--- start of Given records ---

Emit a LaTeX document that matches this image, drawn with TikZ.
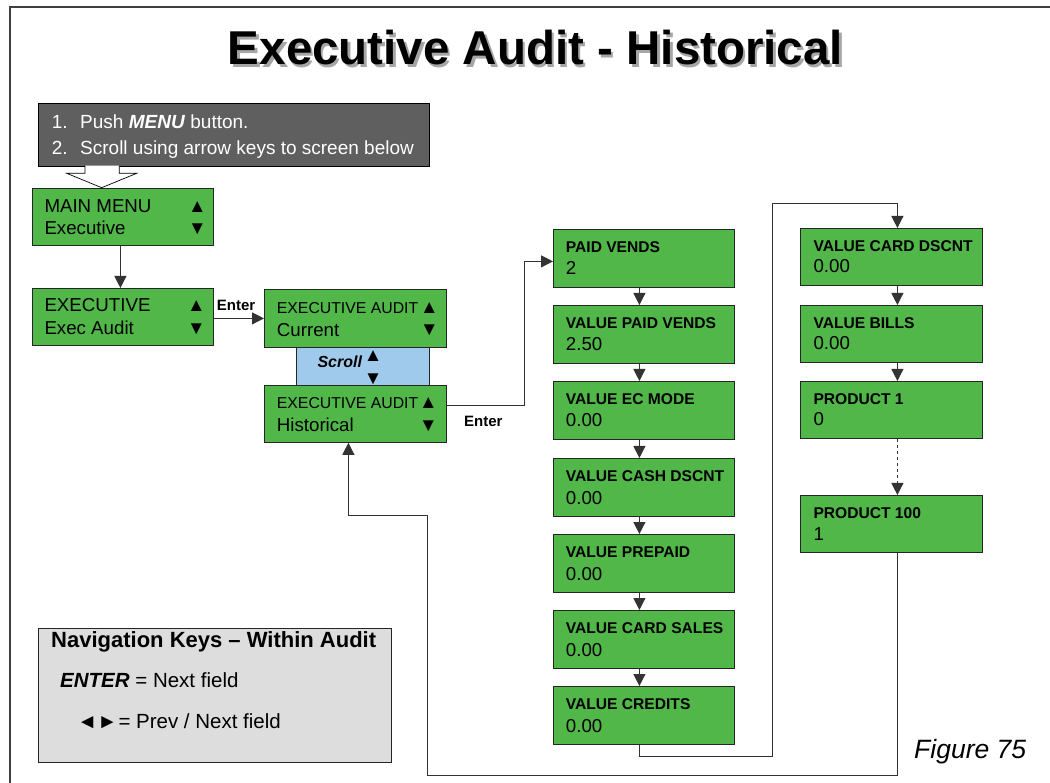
\documentclass[tikz,border=0pt]{standalone}
\usepackage{fontspec}
\setmainfont{Liberation Sans}
\usetikzlibrary{calc,arrows.meta}
\definecolor{boxgreen}{RGB}{81,183,73}
\definecolor{scrollblue}{RGB}{160,202,235}
\definecolor{instgray}{RGB}{95,95,95}
\definecolor{navgray}{RGB}{221,221,221}
\tikzset{
  gbox/.style={draw=black!85, fill=boxgreen, line width=0.8pt, minimum width=181pt, minimum height=57pt, anchor=north west, inner sep=0pt},
  conn/.style={draw=black!80, line width=1pt},
  arr/.style={conn, -{Triangle[length=12pt,width=12pt]}},
  txt/.style={anchor=base west, inner sep=0pt, font=\fontsize{18.7}{22}\selectfont},
  stxt/.style={anchor=base west, inner sep=0pt, font=\fontsize{15.8}{19}\selectfont},
  btxt/.style={anchor=base west, inner sep=0pt, font=\bfseries\fontsize{15.6}{18}\selectfont},
  lbl/.style={anchor=base west, inner sep=0pt, font=\bfseries\fontsize{15}{18}\selectfont},
  wtxt/.style={anchor=base west, inner sep=0pt, text=white, font=\fontsize{19}{22}\selectfont},
  ntxt/.style={anchor=base west, inner sep=0pt, font=\fontsize{20.5}{24}\selectfont},
}
\newcommand{\shadowtext}[1]{\makebox[0pt][l]{\raisebox{-2.5pt}{\hspace{2.5pt}\textcolor{black!35}{#1}}}#1}
\begin{document}
\begin{tikzpicture}[x=1pt,y=-1pt]
\useasboundingbox (0,0) rectangle (1050,783);
% frame
\draw[line width=1.6pt, black!75] (10,800) -- (10,7) -- (1060,7);
% title
\node[anchor=base, inner sep=0pt, font=\bfseries\fontsize{47.5}{52}\selectfont] (title) at (535.5,65) {\shadowtext{Executive Audit - Historical}};

% instruction box
\node[draw=black, fill=instgray, line width=0.8pt, anchor=north west, minimum width=391pt, minimum height=63pt, inner sep=0pt] (inst) at (38.3,102.7) {};
\node[wtxt] (i1n) at (51.7,128.3) {1.};
\node[wtxt] (i1t) at (80,128.3) {Push \textbf{\textit{MENU}} button.};
\node[wtxt] (i2n) at (51.7,155) {2.};
\node[wtxt] (i2t) at (80,155) {Scroll using arrow keys to screen below};
% block arrow
\draw[fill=white, draw=black, line width=0.7pt] (85,165.7) -- (85,173.3) -- (66.7,173.3) -- (101.7,187.7) -- (136.7,173.3) -- (119.3,173.3) -- (119.3,165.7);

% left column
\node[gbox] (mm) at (32,188) {};
\node[txt] at ($(mm.north west)+(12.3,25)$) {MAIN MENU};
\node[txt] at ($(mm.north west)+(12.3,47)$) {Executive};
\node[txt] at ($(mm.north east)+(-26,25)$) {▲};
\node[txt] at ($(mm.north east)+(-26,47)$) {▼};

\node[gbox] (ex) at (32,288) {};
\node[txt] at ($(ex.north west)+(12.3,24)$) {EXECUTIVE};
\node[txt] at ($(ex.north west)+(12.3,47)$) {Exec Audit};
\node[txt] at ($(ex.north east)+(-27,24)$) {▲};
\node[txt] at ($(ex.north east)+(-27,47)$) {▼};

% executive audit boxes
\node[gbox, minimum width=182pt, minimum height=58pt] (cur) at (264,289) {};
\node[stxt] at ($(cur.north west)+(12.7,25)$) {EXECUTIVE AUDIT};
\node[txt] at ($(cur.north west)+(12.7,47.5)$) {Current};
\node[txt] at ($(cur.north east)+(-27,25)$) {▲};
\node[txt] at ($(cur.north east)+(-27,47)$) {▼};

\node[draw=black!85, fill=scrollblue, line width=0.8pt, anchor=north west, minimum width=133pt, minimum height=38pt, inner sep=0pt] (scroll) at (296,347) {};
\node[anchor=base west, inner sep=0pt, font=\bfseries\itshape\fontsize{16}{19}\selectfont] at (317.3,367.3) {Scroll};
\node[txt] at (363.7,361.7) {▲};
\node[txt] at (363.7,384.3) {▼};

\node[gbox, minimum width=182pt] (hist) at (264,385) {};
\node[stxt] at ($(hist.north west)+(12.7,24)$) {EXECUTIVE AUDIT};
\node[txt] at ($(hist.north west)+(12.7,46.7)$) {Historical};
\node[txt] at ($(hist.north east)+(-28,24)$) {▲};
\node[txt] at ($(hist.north east)+(-28,46.7)$) {▼};

% middle column
\node[gbox, minimum height=58pt] (pv) at (553,229) {};
\node[btxt] at ($(pv.north west)+(12.7,23.7)$) {PAID VENDS};
\node[txt] at ($(pv.north west)+(12.7,46)$) {2};
\node[gbox, minimum height=58pt] (vpv) at (553,305) {};
\node[btxt] at ($(vpv.north west)+(12.7,23.7)$) {VALUE PAID VENDS};
\node[txt] at ($(vpv.north west)+(12.7,46)$) {2.50};
\node[gbox, minimum height=58pt] (vec) at (553,381) {};
\node[btxt] at ($(vec.north west)+(12.7,23.7)$) {VALUE EC MODE};
\node[txt] at ($(vec.north west)+(12.7,46)$) {0.00};
\node[gbox, minimum height=58pt] (vcd) at (553,458) {};
\node[btxt] at ($(vcd.north west)+(12.7,23.7)$) {VALUE CASH DSCNT};
\node[txt] at ($(vcd.north west)+(12.7,46)$) {0.00};
\node[gbox, minimum height=58pt] (vpp) at (553,534) {};
\node[btxt] at ($(vpp.north west)+(12.7,23.7)$) {VALUE PREPAID};
\node[txt] at ($(vpp.north west)+(12.7,46)$) {0.00};
\node[gbox, minimum height=58pt] (vcs) at (553,610) {};
\node[btxt] at ($(vcs.north west)+(12.7,23.7)$) {VALUE CARD SALES};
\node[txt] at ($(vcs.north west)+(12.7,46)$) {0.00};
\node[gbox, minimum height=58pt] (vc) at (553,686) {};
\node[btxt] at ($(vc.north west)+(12.7,23.7)$) {VALUE CREDITS};
\node[txt] at ($(vc.north west)+(12.7,46)$) {0.00};

% right column
\node[gbox, minimum width=182pt] (cd) at (800,228) {};
\node[btxt] at ($(cd.north west)+(13.3,23.7)$) {VALUE CARD DSCNT};
\node[txt] at ($(cd.north west)+(13.3,45)$) {0.00};
\node[gbox, minimum width=182pt] (vb) at (800,305) {};
\node[btxt] at ($(vb.north west)+(13.3,23.7)$) {VALUE BILLS};
\node[txt] at ($(vb.north west)+(13.3,45)$) {0.00};
\node[gbox, minimum width=182pt] (p1) at (800,381) {};
\node[btxt] at ($(p1.north west)+(13.3,23.7)$) {PRODUCT 1};
\node[txt] at ($(p1.north west)+(13.3,45)$) {0};
\node[gbox, minimum width=182pt] (p100) at (800,495) {};
\node[btxt] at ($(p100.north west)+(13.3,23.7)$) {PRODUCT 100};
\node[txt] at ($(p100.north west)+(13.3,45)$) {1};

% labels
\node[lbl] (enter1) at (216.7,310.7) {Enter};
\node[lbl] (enter2) at (464,426.7) {Enter};

% connectors
\draw[arr] ($(mm.south)+(-2.5,0)$) -- ($(ex.north)+(-2.5,0)$);
\draw[arr] (ex.east |- cur.west) -- (cur.west);
\draw[arr] ($(hist.east)+(0,-8)$) -| ($(pv.west)+(-29,3)$) -- ($(pv.west)+(0,3)$);
\draw[arr] ($(pv.south)+(-4.5,0)$) -- ($(vpv.north)+(-4.5,0)$);
\draw[arr] ($(vpv.south)+(-4.5,0)$) -- ($(vec.north)+(-4.5,0)$);
\draw[arr] ($(vec.south)+(-4.5,0)$) -- ($(vcd.north)+(-4.5,0)$);
\draw[arr] ($(vcd.south)+(-4.5,0)$) -- ($(vpp.north)+(-4.5,0)$);
\draw[arr] ($(vpp.south)+(-4.5,0)$) -- ($(vcs.north)+(-4.5,0)$);
\draw[arr] ($(vcs.south)+(-4.5,0)$) -- ($(vc.north)+(-4.5,0)$);
\coordinate (loopR) at (772.3,204);
\draw[arr] ($(vc.south)+(-4.5,0)$) -- ++(0,12) -| (loopR) -| ($(cd.north)+(6,0)$);
\draw[arr] ($(cd.south)+(6,0)$) -- ($(vb.north)+(6,0)$);
\draw[arr] ($(vb.south)+(6,0)$) -- ($(p1.north)+(6,0)$);
\draw[arr, dashed] ($(p1.south)+(6,0)$) -- ($(p100.north)+(6,0)$);
\coordinate (loopB) at (427.7,515);
\draw[arr] ($(p100.south)+(6,0)$) -- ++(0,223) -| (loopB) -| ($(hist.south)+(-7,0)$);

% navigation box
\node[draw=black!85, fill=navgray, line width=0.8pt, anchor=north west, minimum width=352.7pt, minimum height=133.4pt, inner sep=0pt] (nav) at (38.3,628.3) {};
\node[anchor=base west, inner sep=0pt, font=\bfseries\fontsize{22}{25}\selectfont] (navt) at (51,647) {Navigation Keys – Within Audit};
\node[ntxt] (nav1) at (60,687.3) {\textbf{\textit{ENTER}} = Next field};
\node[ntxt] (nav2s) at (77,728.3) {◄►};
\node[ntxt] (nav2) at (118.3,728.3) {= Prev / Next field};

% figure label
\node[anchor=base west, inner sep=0pt, font=\itshape\fontsize{26.5}{30}\selectfont] (fig) at (914,758.3) {Figure 75};
\end{tikzpicture}
\end{document}
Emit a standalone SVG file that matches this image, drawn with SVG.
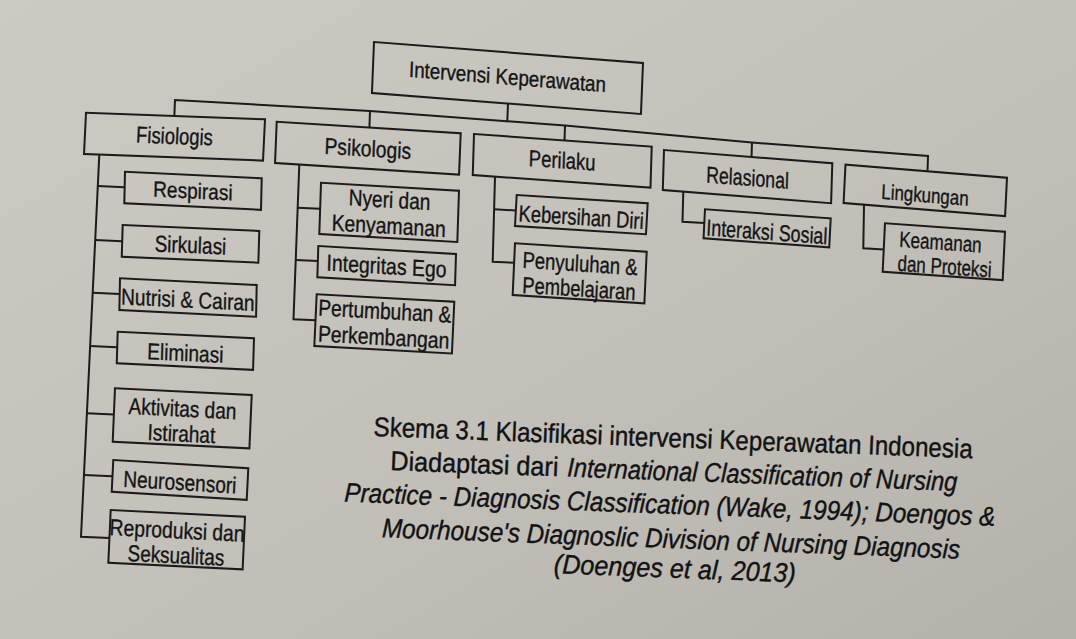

--- end of Given records ---

== What needs to be done ==
Pull out every line in the material above where "that" occurs.

== Written response ==
Emit a LaTeX document that matches this image, drawn with TikZ.
Emit a standalone SVG file that matches this image, drawn with SVG.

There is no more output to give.